Beyond raw timing numbers, consider the engine’s cooling strategy and heat soak behavior. Boosted or high-compression engines often run hotter, which can erode timing margins during hot weather or long pulls. If heat soak becomes a factor, implement a staged timing approach that retards slightly as coolant temperatures approach critical thresholds. This keeps detonation risk low while preserving as much performance as possible during demanding driving scenarios. Additionally, ensure the cooling system remains efficient—proper radiator capacity, coolant flow, and ambient air management all support the reliability of your timing strategy across a broad operating envelope.

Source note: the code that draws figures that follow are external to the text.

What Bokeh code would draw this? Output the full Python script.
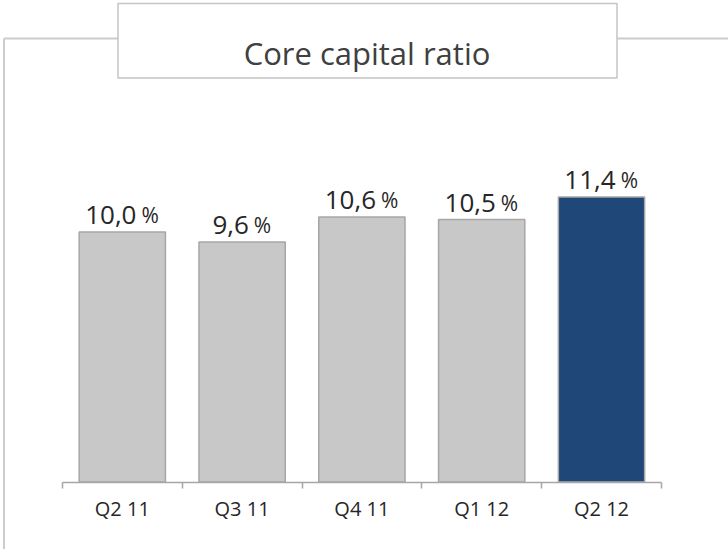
from bokeh.plotting import figure
from bokeh.models import Range1d, LinearAxis, FixedTicker, ColumnDataSource
from bokeh.core.properties import value
from bokeh.embed import file_html
from bokeh.resources import INLINE

# ---- data ----
categories = ["Q2 11", "Q3 11", "Q4 11", "Q1 12", "Q2 12"]
ratios = [10.0, 9.6, 10.6, 10.5, 11.4]
title_text = "Core capital ratio"
highlight = "Q2 12"

# ---- layout constants (pixels) ----
W, H = 728, 549
PX_PER_CAT = 119.8
FIRST_CENTER = 121.8
BASE_Y = 481.5
PX_PER_UNIT = 25.0

FONT = "Open Sans"
GRAY = "#c8c8c8"
EDGE = "#a6a6a6"
BLUE = "#1f4778"
TXT = "#262626"

n = len(categories)
x0 = -FIRST_CENTER / PX_PER_CAT
x1 = x0 + W / PX_PER_CAT
y1 = BASE_Y / PX_PER_UNIT
y0 = -(H - BASE_Y) / PX_PER_UNIT

p = figure(width=W, height=H, x_range=Range1d(x0, x1), y_range=Range1d(y0, y1),
           output_backend="svg", toolbar_location=None,
           x_axis_location=None, y_axis_location=None, min_border=0,
           outline_line_color=None, background_fill_color="white",
           border_fill_color="white")
p.xgrid.visible = False
p.ygrid.visible = False

p.extra_x_ranges = {"px": Range1d(0, W)}
p.extra_y_ranges = {"px": Range1d(H, 0)}

# frame lines
p.segment(x0=[3.5, 3.5], y0=[38, 38], x1=[3.5, W], y1=[H, 38],
          line_color="#cccccc", line_width=2, x_range_name="px", y_range_name="px")
# title box
p.quad(left=[117.5], right=[616.5], top=[3], bottom=[77.5], fill_color="white",
       line_color="#c4c4c4", line_width=1.5, x_range_name="px", y_range_name="px")
p.text(x=[366.5], y=[52], text=[title_text], text_align="center",
       text_baseline="alphabetic", text_font=value(FONT), text_font_size="31px",
       text_color="#404040", x_range_name="px", y_range_name="px")

# bars
NUM_SIZE, PCT_SIZE, GAP = 26, 21, 5
num_labels = [f"{v:.1f}".replace(".", ",") for v in ratios]


def num_width(s):
    return sum(NUM_SIZE * (0.245 if ch == "," else 0.572) for ch in s)


pct_w = PCT_SIZE * 0.84
num_off = [-(num_width(s) + GAP + pct_w) / 2 + num_width(s) for s in num_labels]
pct_off = [o + GAP for o in num_off]

src = ColumnDataSource(dict(
    x=list(range(n)), top=ratios,
    color=[BLUE if c == highlight else GRAY for c in categories],
    num=num_labels, pct=["%"] * n, num_off=num_off, pct_off=pct_off,
))
p.vbar(x="x", top="top", bottom=0, width=0.72, fill_color="color",
       line_color=EDGE, line_width=1.5, source=src)

p.text(x="x", y="top", text="num", x_offset="num_off", y_offset=-17,
       text_align="right", text_baseline="alphabetic", text_font=value(FONT),
       text_font_size=f"{NUM_SIZE}px", text_color=TXT, source=src)
p.text(x="x", y="top", text="pct", x_offset="pct_off", y_offset=-17,
       text_align="left", text_baseline="alphabetic", text_font=value(FONT),
       text_font_size=f"{PCT_SIZE}px", text_color=TXT, source=src)

# axis with boundary ticks
bticks = [i - 0.5 for i in range(n + 1)]
tick_axis = LinearAxis(fixed_location=0, ticker=FixedTicker(ticks=bticks),
                       bounds=(-0.5, n - 0.5), axis_line_color=EDGE, axis_line_width=1.5,
                       major_tick_line_color=EDGE, major_tick_line_width=1.5,
                       major_tick_in=0, major_tick_out=6, minor_tick_line_color=None,
                       major_label_text_font_size="0px",
                       major_label_overrides={t: "" for t in bticks})
p.add_layout(tick_axis, "below")

# axis with category labels
label_axis = LinearAxis(fixed_location=0, ticker=FixedTicker(ticks=list(range(n))),
                        major_label_overrides={i: c for i, c in enumerate(categories)},
                        axis_line_color=None, major_tick_line_color=None,
                        minor_tick_line_color=None, major_tick_in=0, major_tick_out=0,
                        major_label_standoff=13, major_label_text_font=FONT,
                        major_label_text_font_size="20px", major_label_text_color=TXT)
p.add_layout(label_axis, "below")

open("out.html", "w").write(file_html(p, INLINE))
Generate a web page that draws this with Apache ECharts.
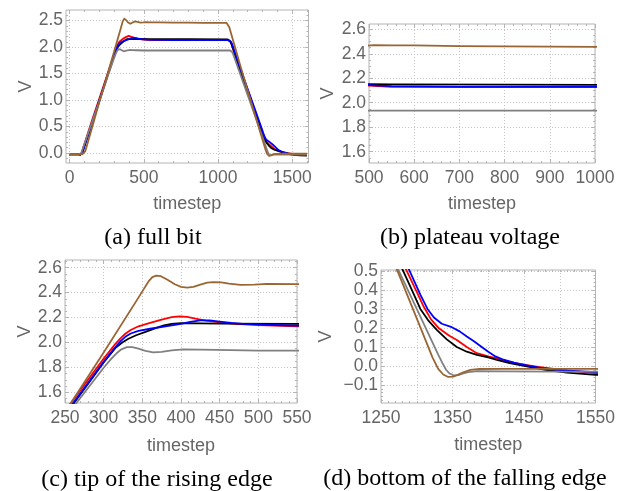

It’s also important to account for mechanical reliability constraints. Increased compression or forced induction stresses valves, pistons, and bearings more than a naturally aspirated baseline. While optimizing timing, confirm that the engine’s mechanical clearances, ring lands, and lubrication system can tolerate the escalated pressures. If there are signs of abnormal wear or unusual noises during timing testing, pause and re-evaluate. The safest path combines reasonable power increases with robust maintenance practices, ensuring longevity and consistent performance rather than chasing peak numbers alone.

A comprehensive ignition timing strategy for high-performance engines avoids oversimplification. Always balance maximum safe timing advance with the risk of knock and the potential for heat-related damage. Develop a strategy that adapts to fuel, temperature, and altitude, using tunable maps that can be refined over time. Implement an emergency fallback to known-good timing in the event sensors indicate abnormal combustion behavior. You’ll gain confidence by validating performance targets with multiple drives under diverse conditions, ensuring your tuning remains effective from cool mornings to hot-track afternoons.

Finally, maintain a philosophy of incremental improvement. Start with proven baselines, then add carefully measured refinements that align with your engine’s unique breathing characteristics. Use simulations or engine dynamometer tests to forecast the impact of timing changes before road testing. Pair ignition timing with complementary adjustments to exhaust tuning and intercooling as needed, creating a cohesive strategy rather than isolated changes. With patience and methodical validation, you’ll achieve a balanced mix of power, efficiency, and reliability that endures across seasons and driving demands.